>> Begin Supplied information

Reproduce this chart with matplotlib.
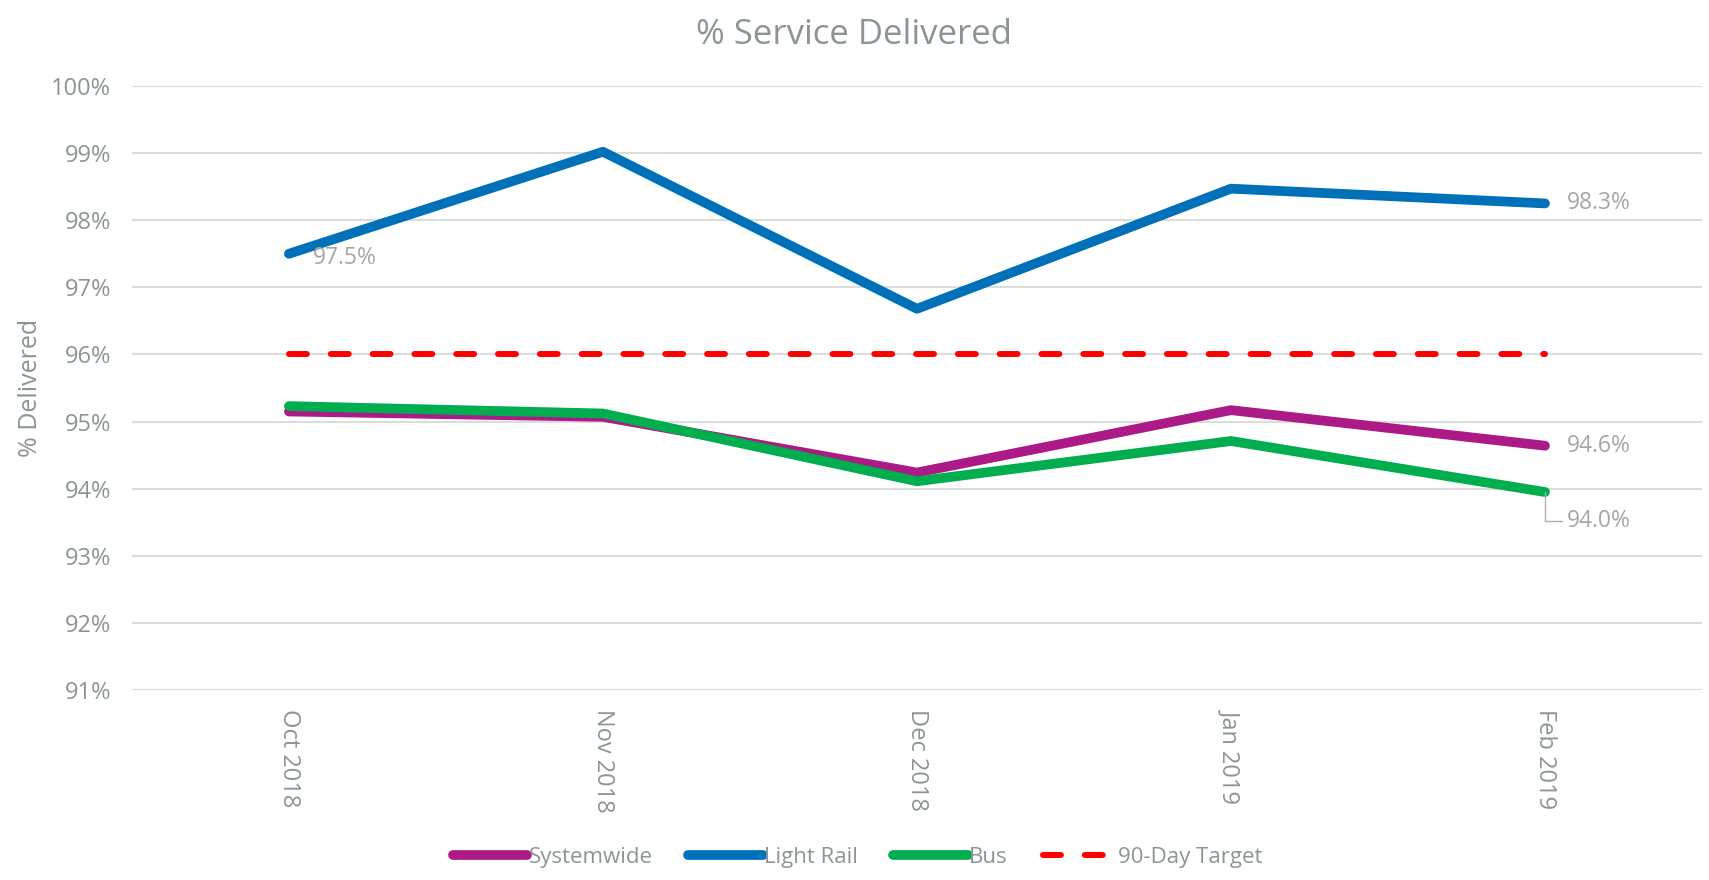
import matplotlib.pyplot as plt

plt.rcParams['font.family'] = ['Open Sans', 'DejaVu Sans']

bulan = ["Oct 2018", "Nov 2018", "Dec 2018", "Jan 2019", "Feb 2019"]
systemwide = [95.15, 95.07, 94.24, 95.17, 94.64]
light_rail = [97.50, 99.02, 96.68, 98.47, 98.25]
bus = [95.23, 95.12, 94.11, 94.71, 93.95]
target = [96, 96, 96, 96, 96]

teks_abu = "#8c9596"
label_abu = "#a6a6a6"

fig = plt.figure(figsize=(17.09, 8.80), dpi=100)
ax = fig.add_axes([0.0772, 0.2159, 0.9187, 0.6864])

x = range(len(bulan))
ax.plot(x, systemwide, color="#AB1A86", lw=7, solid_capstyle="round", solid_joinstyle="round", label="Systemwide", clip_on=False)
ax.plot(x, light_rail, color="#0070B8", lw=7, solid_capstyle="round", solid_joinstyle="round", label="Light Rail", clip_on=False)
ax.plot(x, bus, color="#00AD4F", lw=7, solid_capstyle="round", solid_joinstyle="round", label="Bus", clip_on=False)
ax.plot(x, target, color="#FF0000", lw=4.3, dashes=(3, 4), dash_capstyle="round", label="90-Day Target")

# label data
ax.annotate("97.5%", (0, light_rail[0]), xytext=(17, -3), textcoords="offset points",
            ha="left", va="center", fontsize=16.5, color=label_abu)
ax.annotate("98.3%", (4, light_rail[4]), xytext=(16, 0), textcoords="offset points",
            ha="left", va="center", fontsize=16.5, color=label_abu)
ax.annotate("94.6%", (4, systemwide[4]), xytext=(16, 0), textcoords="offset points",
            ha="left", va="center", fontsize=16.5, color=label_abu)
ax.annotate("94.0%", (4, bus[4]), xytext=(16, -21), textcoords="offset points",
            ha="left", va="center", fontsize=16.5, color=label_abu,
            arrowprops=dict(arrowstyle="-", color="#b0b0b0", lw=1,
                            connectionstyle="angle,angleA=0,angleB=90,rad=0",
                            shrinkA=2, shrinkB=0))

ax.set_xlim(-0.5, 4.5)
ax.set_ylim(91, 100)
ax.set_yticks(range(91, 101))
ax.set_yticklabels([f"{v}%" for v in range(91, 101)])
ax.set_xticks(list(x))
ax.set_xticklabels(bulan, rotation=270, va="top", ha="center")
ax.tick_params(axis="both", length=0, colors=teks_abu, labelsize=17)
ax.tick_params(axis="x", pad=14)
ax.tick_params(axis="y", pad=15)
ax.grid(axis="y", color="#dcdcdc", lw=1.5)
ax.set_axisbelow(True)
for s in ax.spines.values():
    s.set_visible(False)

ax.set_ylabel("% Delivered", fontsize=18, color=teks_abu)
ax.yaxis.set_label_coords(-0.0567, 0.5)
fig.text(0.5, 0.96, "% Service Delivered", fontsize=25, color=teks_abu, ha="center", va="center")

fig.legend(loc="center", bbox_to_anchor=(0.502, 0.026), ncol=4, frameon=False,
           fontsize=16, labelcolor=teks_abu, handlelength=3.35, handletextpad=0.05,
           columnspacing=1.6)

fig.savefig("out.png", dpi=100)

>> End Supplied information

Work required
Extract the lines exactly, please: the first line of the listing, the line with "shrinkA=2, shrinkB=0))", and every line between them, but no pictures.

The response
Reproduce this chart with matplotlib.
import matplotlib.pyplot as plt

plt.rcParams['font.family'] = ['Open Sans', 'DejaVu Sans']

bulan = ["Oct 2018", "Nov 2018", "Dec 2018", "Jan 2019", "Feb 2019"]
systemwide = [95.15, 95.07, 94.24, 95.17, 94.64]
light_rail = [97.50, 99.02, 96.68, 98.47, 98.25]
bus = [95.23, 95.12, 94.11, 94.71, 93.95]
target = [96, 96, 96, 96, 96]

teks_abu = "#8c9596"
label_abu = "#a6a6a6"

fig = plt.figure(figsize=(17.09, 8.80), dpi=100)
ax = fig.add_axes([0.0772, 0.2159, 0.9187, 0.6864])

x = range(len(bulan))
ax.plot(x, systemwide, color="#AB1A86", lw=7, solid_capstyle="round", solid_joinstyle="round", label="Systemwide", clip_on=False)
ax.plot(x, light_rail, color="#0070B8", lw=7, solid_capstyle="round", solid_joinstyle="round", label="Light Rail", clip_on=False)
ax.plot(x, bus, color="#00AD4F", lw=7, solid_capstyle="round", solid_joinstyle="round", label="Bus", clip_on=False)
ax.plot(x, target, color="#FF0000", lw=4.3, dashes=(3, 4), dash_capstyle="round", label="90-Day Target")

# label data
ax.annotate("97.5%", (0, light_rail[0]), xytext=(17, -3), textcoords="offset points",
            ha="left", va="center", fontsize=16.5, color=label_abu)
ax.annotate("98.3%", (4, light_rail[4]), xytext=(16, 0), textcoords="offset points",
            ha="left", va="center", fontsize=16.5, color=label_abu)
ax.annotate("94.6%", (4, systemwide[4]), xytext=(16, 0), textcoords="offset points",
            ha="left", va="center", fontsize=16.5, color=label_abu)
ax.annotate("94.0%", (4, bus[4]), xytext=(16, -21), textcoords="offset points",
            ha="left", va="center", fontsize=16.5, color=label_abu,
            arrowprops=dict(arrowstyle="-", color="#b0b0b0", lw=1,
                            connectionstyle="angle,angleA=0,angleB=90,rad=0",
                            shrinkA=2, shrinkB=0))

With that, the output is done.